The story of names stitched into coats is included in just about every news story that I read this past week. Ron Soodalter’s Disunion column states confidently that “many of them simply wrote their names and addresses on slips of paper, and pinned the notes to the inside of their blouses, so that their bodies could be identified for burial.” “Cold Harbor became Gettysburg in reverse,” according to Joel Achenbach. “The story goes that many pinned their names to their clothes before they charged, so that their bodies could be identified.”
Writing more than thirty years later, Grant’s aide Porter left a vivid account of Federal troops at Cold Harbor “calmly writing their names and home addresses on slips of paper, and pinning them on the backs of their coats, so that their dead bodies might be recognized upon the field, and their fate made known to their families at home.” The scene painted by Porter has become a standard fixture in accounts of the battle. His dramatic scenario is suspect, however, as nothing in letters, diaries or contemporaneous newspaper accounts corroborates it. Union soldiers did resort to name tags in November 1863, when they thought they would be called to attack an imposing rebel position at Mine Run. But no one who was at Cold Harbor–at least until Porter’s narrative appeared–mentioned similar happenings there, raising the likelihood that this is no more than another of the sensational inventions that frequent his memoir. Judging from surviving letter and diaries, Union soldiers were no more concerned about the assault scheduled for the morning of June 3 than they had been before the campaign’s other major attacks. (p. 312)
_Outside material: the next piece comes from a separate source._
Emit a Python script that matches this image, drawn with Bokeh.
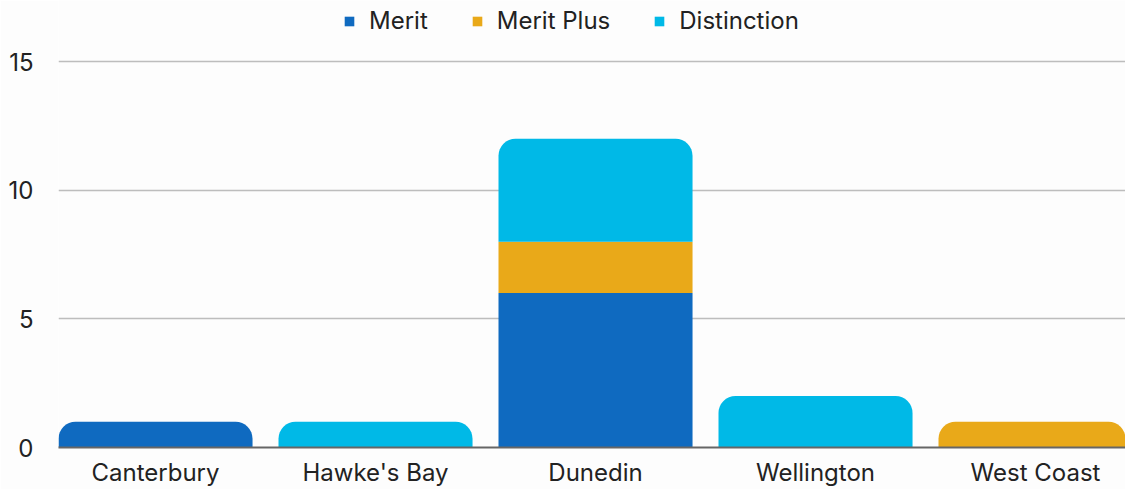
from bokeh.plotting import figure
from bokeh.models import ColumnDataSource, Range1d, FixedTicker, Legend, LegendItem
from bokeh.embed import file_html
from bokeh.resources import INLINE

regions = ["Canterbury", "Hawke's Bay", "Dunedin", "Wellington", "West Coast"]
series_names = ["Merit", "Merit Plus", "Distinction"]
merit = [1, 0, 6, 0, 0]
merit_plus = [0, 0, 2, 0, 1]
distinction = [0, 1, 4, 2, 0]
colors = ["#0F6AC0", "#E9A919", "#00B9E7"]
y_ticks = [0, 5, 10, 15]

FONT = "Inter"
W, H = 1125, 489
LEFT = 58
BOTTOM = 42
PX_PER_CAT = 220.0
PX_PER_UNIT = 25.73
x_start = -0.441
x_end = x_start + (W - LEFT) / PX_PER_CAT
y_end = (H - BOTTOM) / PX_PER_UNIT

p = figure(width=W, height=H, output_backend="svg", toolbar_location=None,
           x_range=Range1d(x_start, x_end), y_range=Range1d(0, y_end),
           min_border_left=LEFT, min_border_right=0, min_border_top=0,
           min_border_bottom=BOTTOM)
p.background_fill_color = "#fdfdfd"
p.border_fill_color = "#fdfdfd"
p.outline_line_color = None

values = [merit, merit_plus, distinction]
xs = list(range(len(regions)))
bottoms = [0.0] * len(regions)
legend_items = []
for s, (name, vals, col) in enumerate(zip(series_names, values, colors)):
    top_d = dict(x=[], bottom=[], top=[])
    in_d = dict(x=[], bottom=[], top=[])
    for i, v in enumerate(vals):
        if v <= 0:
            continue
        is_top = all(values[k][i] <= 0 for k in range(s + 1, len(values)))
        d = top_d if is_top else in_d
        d["x"].append(xs[i]); d["bottom"].append(bottoms[i]); d["top"].append(bottoms[i] + v)
        bottoms[i] += v
    rs = []
    if in_d["x"]:
        rs.append(p.vbar(x="x", bottom="bottom", top="top", width=0.882, source=ColumnDataSource(in_d),
                         fill_color=col, line_color=None))
    if top_d["x"]:
        rs.append(p.vbar(x="x", bottom="bottom", top="top", width=0.882, source=ColumnDataSource(top_d),
                         fill_color=col, line_color=None, border_radius=(17, 17, 0, 0)))
    legend_items.append(LegendItem(label=name, renderers=[rs[0]], index=0))

legend = Legend(items=legend_items, orientation="horizontal", location=(285, 412),
                glyph_width=12, glyph_height=12, label_standoff=14, spacing=43,
                label_text_font=FONT, label_text_font_size="24px", label_text_color="#222222",
                border_line_color=None, background_fill_alpha=0, padding=0, margin=0)
p.add_layout(legend)

p.xaxis.ticker = FixedTicker(ticks=xs)
p.xaxis.major_label_overrides = {i: r for i, r in enumerate(regions)}
p.xaxis.major_tick_line_color = None
p.xaxis.minor_tick_line_color = None
p.xaxis.axis_line_color = "#666666"
p.xaxis.axis_line_width = 2
p.xaxis.major_label_text_font = FONT
p.xaxis.major_label_text_font_size = "24px"
p.xaxis.major_label_text_color = "#222222"
p.xaxis.major_label_standoff = 4
p.xgrid.grid_line_color = None

p.yaxis.ticker = FixedTicker(ticks=y_ticks)
p.yaxis.axis_line_color = None
p.yaxis.major_tick_line_color = None
p.yaxis.minor_tick_line_color = None
p.yaxis.major_label_text_font = FONT
p.yaxis.major_label_text_font_size = "24px"
p.yaxis.major_label_text_color = "#222222"
p.yaxis.major_label_standoff = 19
p.ygrid.grid_line_color = "#bdbdbd"
p.ygrid.grid_line_width = 1.5

open("out.html", "w").write(file_html(p, INLINE))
The second prong of the Cold Harbor narrative relates to casualties. The wide range of Union casualty figures cited as having occurred during the first phase of the early morning June 3 attack sometimes remind me of wild claims about how many black Confederates served in the army. Wayne Phaneuf writes that, “In the first 10 minutes of the charge 7,000 Union soldiers were either killed or wounded.” Surprisingly, historian Howard Coffin states that “within minutes, some 6,000 Union soldiers were shot.” Finally, Bateman confidently assumes, “Most historians are comfortable with the figures of roughly 7,000 American casualties in about 30 minutes this morning, between 04:40 and roughly 05:10.”
Rhea arrives at a very different conclusion: “Losses for the day thus amounted to some 1,500 for the 18th Corps, at most 2,500 for the 2nd Corps, and probably 600 for the 6th Corps, yielding approximately 4,500 men officers and men dead, wounded, and missing.” (p. 362) On the northern sector of the battlefield Rhea arrives at 1,200 casualties for the 5th and 9th Corps fronts, which brings the total number to around 6,000.